Note to John Furze (1999)

Kyran McLaughlin was forced to resign as joint chief executive of Davy in 1999 after his former wife sent the famous “Note to John Furze” 1980s memo detailing a tax evasion scheme in Liechtenstein – to the State-led investigation into tax evasion using the Ansbacher deposits. It subsequently emerged that McLaughlin set up an offshore trust fund in 1986 investing about £250,000 of what he called “after tax” money into the trust for the benefit of his children. He rejoined the board of Davy in 2004 after resolving his tax issues.

Unsuitable credit union investments (2009)

Davy paid a settlement of €35 million to cover losses at more than 130 credit unions that lost huge sums on high-risk bonds sold by the broker. The Irish Stock Exchange found in 2009 that Davy had breached rules on disclosing information to credit unions about the bonds following accusations that the credit unions did not understand what they were signing up for.

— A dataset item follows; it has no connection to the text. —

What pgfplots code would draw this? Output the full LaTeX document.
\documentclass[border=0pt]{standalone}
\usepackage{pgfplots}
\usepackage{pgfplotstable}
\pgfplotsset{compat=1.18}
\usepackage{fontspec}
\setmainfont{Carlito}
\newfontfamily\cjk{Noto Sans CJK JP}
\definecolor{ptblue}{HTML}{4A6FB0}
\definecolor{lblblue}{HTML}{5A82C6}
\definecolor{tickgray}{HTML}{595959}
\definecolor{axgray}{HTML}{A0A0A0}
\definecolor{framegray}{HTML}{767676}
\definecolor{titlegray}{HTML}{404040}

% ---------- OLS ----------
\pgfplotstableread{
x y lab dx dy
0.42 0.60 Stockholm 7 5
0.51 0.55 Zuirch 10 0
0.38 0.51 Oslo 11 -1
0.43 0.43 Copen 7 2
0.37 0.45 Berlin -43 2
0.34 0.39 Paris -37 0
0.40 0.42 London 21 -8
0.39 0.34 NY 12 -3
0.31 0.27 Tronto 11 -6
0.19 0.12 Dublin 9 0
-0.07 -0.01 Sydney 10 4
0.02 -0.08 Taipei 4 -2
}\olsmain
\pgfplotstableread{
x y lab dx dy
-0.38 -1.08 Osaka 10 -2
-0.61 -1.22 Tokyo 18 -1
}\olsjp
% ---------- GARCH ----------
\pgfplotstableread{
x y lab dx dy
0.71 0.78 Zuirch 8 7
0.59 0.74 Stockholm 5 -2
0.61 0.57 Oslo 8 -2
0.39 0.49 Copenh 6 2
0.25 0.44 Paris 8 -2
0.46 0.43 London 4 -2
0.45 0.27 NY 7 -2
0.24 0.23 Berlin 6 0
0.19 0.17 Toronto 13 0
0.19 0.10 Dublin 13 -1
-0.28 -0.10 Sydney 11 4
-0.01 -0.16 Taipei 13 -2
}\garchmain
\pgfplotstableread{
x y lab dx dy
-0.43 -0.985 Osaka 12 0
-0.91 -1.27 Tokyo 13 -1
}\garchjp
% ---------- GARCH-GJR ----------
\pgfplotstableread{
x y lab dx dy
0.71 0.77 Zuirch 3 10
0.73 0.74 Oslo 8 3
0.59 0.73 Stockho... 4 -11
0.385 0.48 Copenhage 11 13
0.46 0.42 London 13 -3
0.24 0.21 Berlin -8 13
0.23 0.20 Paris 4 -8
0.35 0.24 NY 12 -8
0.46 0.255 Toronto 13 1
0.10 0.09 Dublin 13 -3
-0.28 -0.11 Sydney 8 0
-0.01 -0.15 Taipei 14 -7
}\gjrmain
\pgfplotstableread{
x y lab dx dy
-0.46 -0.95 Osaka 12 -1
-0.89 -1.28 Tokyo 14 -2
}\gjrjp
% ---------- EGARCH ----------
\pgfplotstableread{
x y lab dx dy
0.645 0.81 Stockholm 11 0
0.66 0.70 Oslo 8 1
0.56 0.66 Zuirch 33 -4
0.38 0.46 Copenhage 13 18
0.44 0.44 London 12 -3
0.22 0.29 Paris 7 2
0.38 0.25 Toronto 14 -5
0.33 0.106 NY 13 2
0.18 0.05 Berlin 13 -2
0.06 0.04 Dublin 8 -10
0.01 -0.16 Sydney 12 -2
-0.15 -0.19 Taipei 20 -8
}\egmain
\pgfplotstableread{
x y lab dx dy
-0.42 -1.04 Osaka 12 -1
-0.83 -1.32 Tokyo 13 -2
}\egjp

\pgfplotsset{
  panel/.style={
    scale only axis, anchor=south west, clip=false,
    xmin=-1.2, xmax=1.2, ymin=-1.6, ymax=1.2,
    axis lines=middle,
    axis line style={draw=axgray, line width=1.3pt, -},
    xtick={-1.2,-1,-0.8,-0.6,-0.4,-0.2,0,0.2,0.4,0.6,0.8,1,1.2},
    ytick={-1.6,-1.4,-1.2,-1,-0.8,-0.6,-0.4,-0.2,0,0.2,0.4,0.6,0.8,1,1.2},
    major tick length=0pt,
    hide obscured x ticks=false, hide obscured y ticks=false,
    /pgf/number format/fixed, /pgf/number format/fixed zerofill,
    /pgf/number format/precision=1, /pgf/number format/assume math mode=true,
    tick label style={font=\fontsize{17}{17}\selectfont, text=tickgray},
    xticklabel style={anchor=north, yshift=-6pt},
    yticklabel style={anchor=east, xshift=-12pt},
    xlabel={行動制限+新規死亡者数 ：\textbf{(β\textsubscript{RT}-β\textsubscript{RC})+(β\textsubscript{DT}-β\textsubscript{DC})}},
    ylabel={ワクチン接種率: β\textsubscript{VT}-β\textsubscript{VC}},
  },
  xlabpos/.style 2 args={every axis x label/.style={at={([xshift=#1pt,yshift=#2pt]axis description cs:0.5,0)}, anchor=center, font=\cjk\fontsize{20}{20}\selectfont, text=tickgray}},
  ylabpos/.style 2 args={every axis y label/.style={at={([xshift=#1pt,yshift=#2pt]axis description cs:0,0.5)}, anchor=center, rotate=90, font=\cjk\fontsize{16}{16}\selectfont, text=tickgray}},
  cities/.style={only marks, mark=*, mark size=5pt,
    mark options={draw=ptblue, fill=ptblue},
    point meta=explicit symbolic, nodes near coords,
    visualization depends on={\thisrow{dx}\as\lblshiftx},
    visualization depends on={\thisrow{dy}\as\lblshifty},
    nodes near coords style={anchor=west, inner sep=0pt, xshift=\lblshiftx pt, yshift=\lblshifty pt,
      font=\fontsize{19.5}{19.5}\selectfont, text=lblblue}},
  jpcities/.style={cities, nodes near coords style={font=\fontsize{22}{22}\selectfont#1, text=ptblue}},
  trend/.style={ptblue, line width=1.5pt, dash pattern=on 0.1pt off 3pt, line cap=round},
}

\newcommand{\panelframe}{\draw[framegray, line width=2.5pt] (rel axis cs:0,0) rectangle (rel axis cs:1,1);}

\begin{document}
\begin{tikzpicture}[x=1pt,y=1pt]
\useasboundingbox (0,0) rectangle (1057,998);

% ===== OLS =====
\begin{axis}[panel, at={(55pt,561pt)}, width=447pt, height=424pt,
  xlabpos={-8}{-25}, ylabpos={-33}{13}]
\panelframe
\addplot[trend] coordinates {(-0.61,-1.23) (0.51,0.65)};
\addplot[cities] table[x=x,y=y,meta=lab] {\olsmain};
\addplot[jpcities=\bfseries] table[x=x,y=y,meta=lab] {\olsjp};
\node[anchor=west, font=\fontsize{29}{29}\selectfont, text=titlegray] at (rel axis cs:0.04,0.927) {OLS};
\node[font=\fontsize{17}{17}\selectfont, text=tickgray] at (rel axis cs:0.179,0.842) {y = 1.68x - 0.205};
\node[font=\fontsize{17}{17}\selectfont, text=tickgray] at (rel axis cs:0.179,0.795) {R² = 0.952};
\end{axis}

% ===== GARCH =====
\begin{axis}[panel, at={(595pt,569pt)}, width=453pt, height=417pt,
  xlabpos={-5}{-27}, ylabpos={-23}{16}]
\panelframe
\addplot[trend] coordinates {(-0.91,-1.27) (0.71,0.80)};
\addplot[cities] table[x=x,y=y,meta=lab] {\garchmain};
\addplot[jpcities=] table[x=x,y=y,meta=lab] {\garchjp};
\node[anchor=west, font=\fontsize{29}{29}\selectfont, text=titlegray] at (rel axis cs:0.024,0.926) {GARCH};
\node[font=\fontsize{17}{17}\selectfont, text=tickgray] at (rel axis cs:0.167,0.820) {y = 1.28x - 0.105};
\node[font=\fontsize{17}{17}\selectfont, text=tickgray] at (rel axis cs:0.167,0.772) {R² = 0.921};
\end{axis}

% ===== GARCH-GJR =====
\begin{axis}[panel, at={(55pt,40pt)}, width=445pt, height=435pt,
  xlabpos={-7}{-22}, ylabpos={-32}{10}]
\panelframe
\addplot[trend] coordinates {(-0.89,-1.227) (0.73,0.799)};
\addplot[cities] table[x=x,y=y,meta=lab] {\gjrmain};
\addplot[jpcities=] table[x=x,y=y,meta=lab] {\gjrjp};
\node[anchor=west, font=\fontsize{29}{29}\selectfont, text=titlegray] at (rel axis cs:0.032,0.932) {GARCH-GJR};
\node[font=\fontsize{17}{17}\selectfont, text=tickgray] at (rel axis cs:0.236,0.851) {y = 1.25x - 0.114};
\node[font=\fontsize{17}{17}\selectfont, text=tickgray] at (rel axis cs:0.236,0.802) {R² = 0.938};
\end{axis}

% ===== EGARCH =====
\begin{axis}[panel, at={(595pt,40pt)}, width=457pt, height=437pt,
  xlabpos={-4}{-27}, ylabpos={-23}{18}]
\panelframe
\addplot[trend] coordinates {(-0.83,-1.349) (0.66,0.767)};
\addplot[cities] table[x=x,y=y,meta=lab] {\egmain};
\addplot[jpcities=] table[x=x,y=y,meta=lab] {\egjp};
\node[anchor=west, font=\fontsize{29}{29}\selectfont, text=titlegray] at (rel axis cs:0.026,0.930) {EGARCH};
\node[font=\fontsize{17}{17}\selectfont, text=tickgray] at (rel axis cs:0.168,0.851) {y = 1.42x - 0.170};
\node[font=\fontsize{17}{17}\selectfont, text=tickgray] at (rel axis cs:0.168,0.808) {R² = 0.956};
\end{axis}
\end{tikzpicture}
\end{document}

Unsuitable personal investments (2014)

The High Court awarded €2.1 million to a “very vulnerable” young man with intellectual and other difficulties against Davy over its “deliberate neglect” of him that led to heavy losses from risky investments. Mr Justice Peter Charleton found Davy to be in breach of contract and a duty of care by encouraging the man, an orphaned, only child aged just 20 when he started investing through Davy in 2005, to place €1.75 million of his €5 million inheritance in contracts for difference, a highly leveraged investment. The judge found that Davy never properly explained the investments to the man and that there was a “systems failure” within Davy concerning its treatment of the man who was not in the full of his intellectual, physical and mental health.